Galbraith, a professor of music at Carnegie Mellon University, Oakland, says she tried to give "'Washington's Landing' a real city feel" to help the band celebrate its 25th.

"I first called it 'River City,' but I thought that was sort of dumb, so I switched it to a part of the city that I like." she says.

She also says the renewal of Washington's Landing, which once was called Herr's Island, in a way represents changes in the face of Pittsburgh. The island, just down the Allegheny River from Millvale where Galbraith lives, once was a smelly, dirty stockyard area.

Now, it is the location of sophisticated homes, a rowing club and some light industry that doesn't interfere with the area's green renewal.

It almost is like the band itself, she suggests, which is a traditional type of ensemble that is trying to bear a new image.

"It's a really nice collection of music, personnel and the director," she says.
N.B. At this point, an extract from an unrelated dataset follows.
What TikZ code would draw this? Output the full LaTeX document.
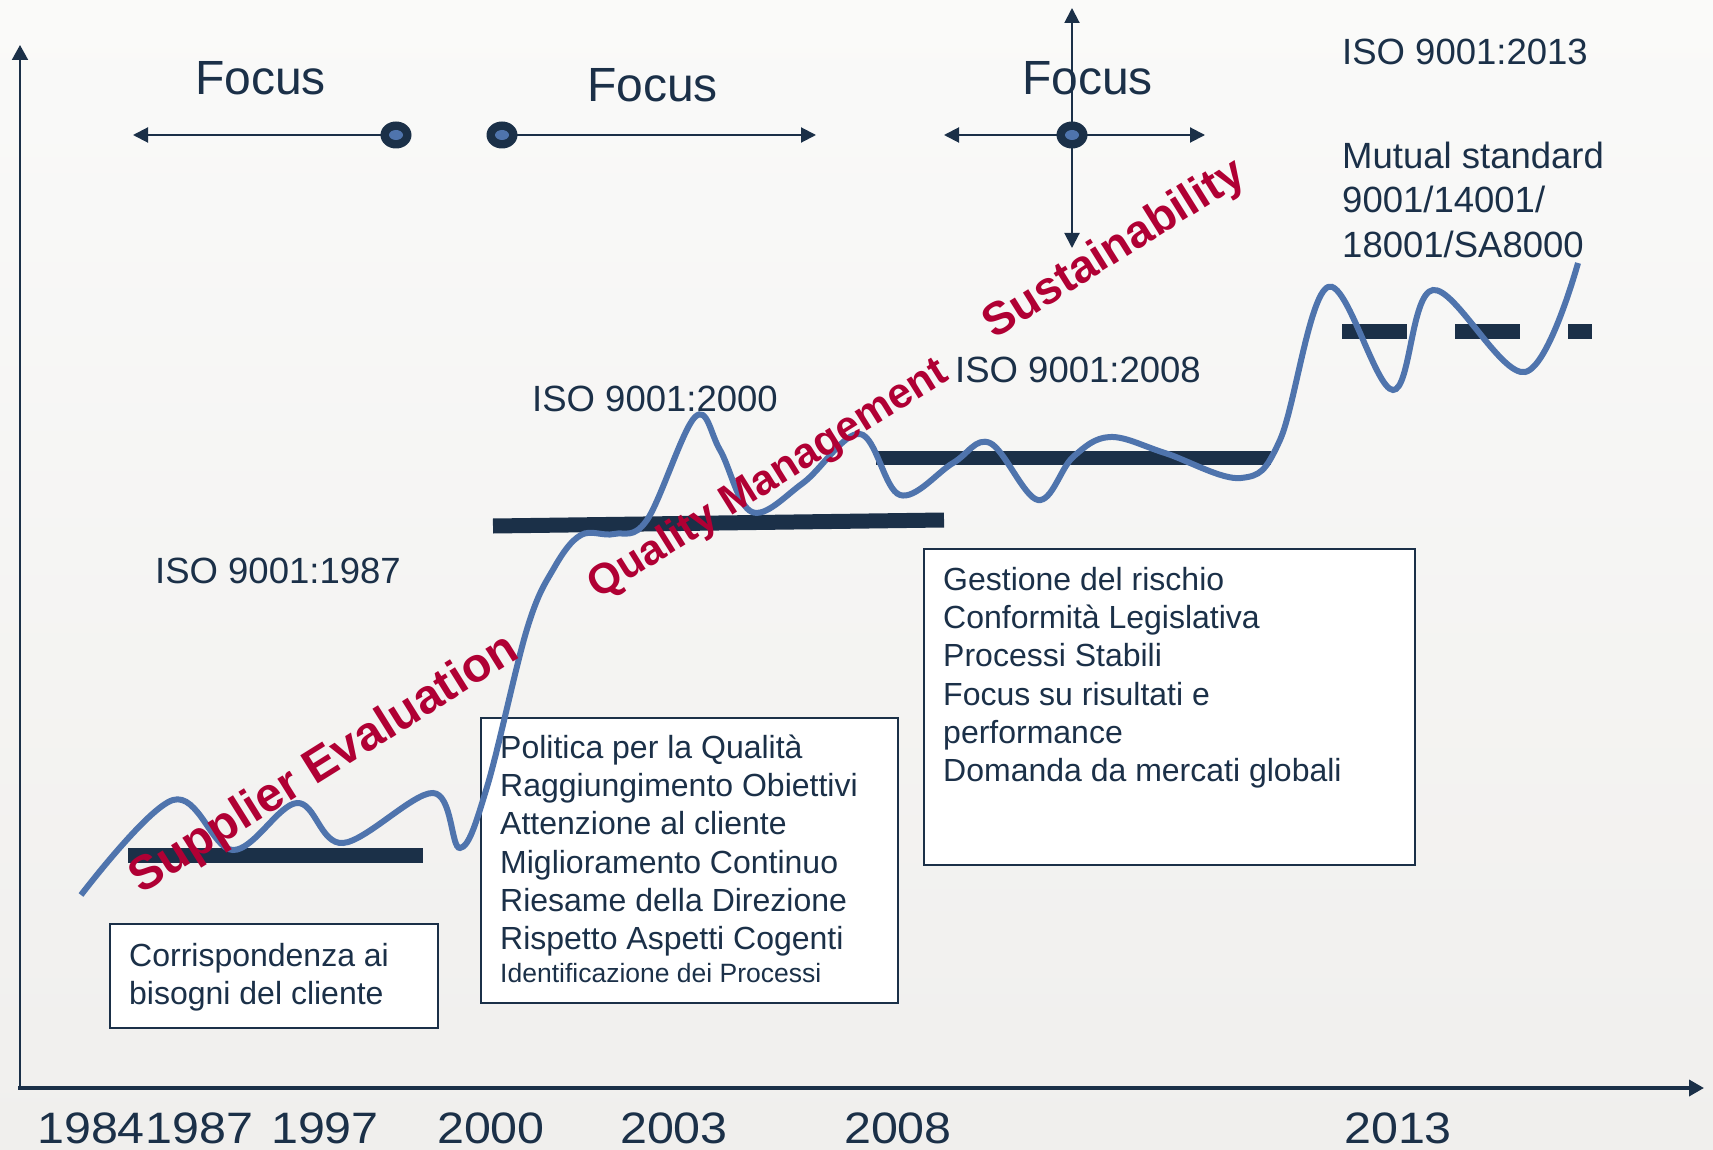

That gave her the opportunity to put together a piece that she says has some jazz influences, using a drum set in its percussive nature. The middle section, she says, is melodic, but the opening and close are more "urban" and busy like a city.

Colwell says it is the most "angular" piece the band probably will play all year. But the "Birthday Bash" program will have more than a small homage to the band's history and the legacy of brass bands.

For instance, the band will open with the Welsh favorite, "Men of Harlech," and close with "Seventy-Six Trombones," pieces that played the same roles in the ensemble's first concerts in 1981.

It also will feature "Pastime With Good Company" and "Chester Overture," two classics of brass band repertoire, but pieces the River City group has not played before.

They will be offered in a section in which Colwell plans to offer some brief observations on the history and present of brass bands.

The concert also will feature other River City highlights, such as a tribute to its popular big band concerts and Aaron Copland's "A Lincoln Portrait." The latter is being done, with Pittsburgh Pirates announcer Lanny Frattare as narrator, because November concerts generally pay tribute to the Veterans' Day holiday.

In a little hoping-for-the-best move, Colwell also is planning an encore: the band's rousing version of John Philip Sousa's "Stars and Stripes Forever."

"I just can't think of how you could end this concert without Sousa," he says.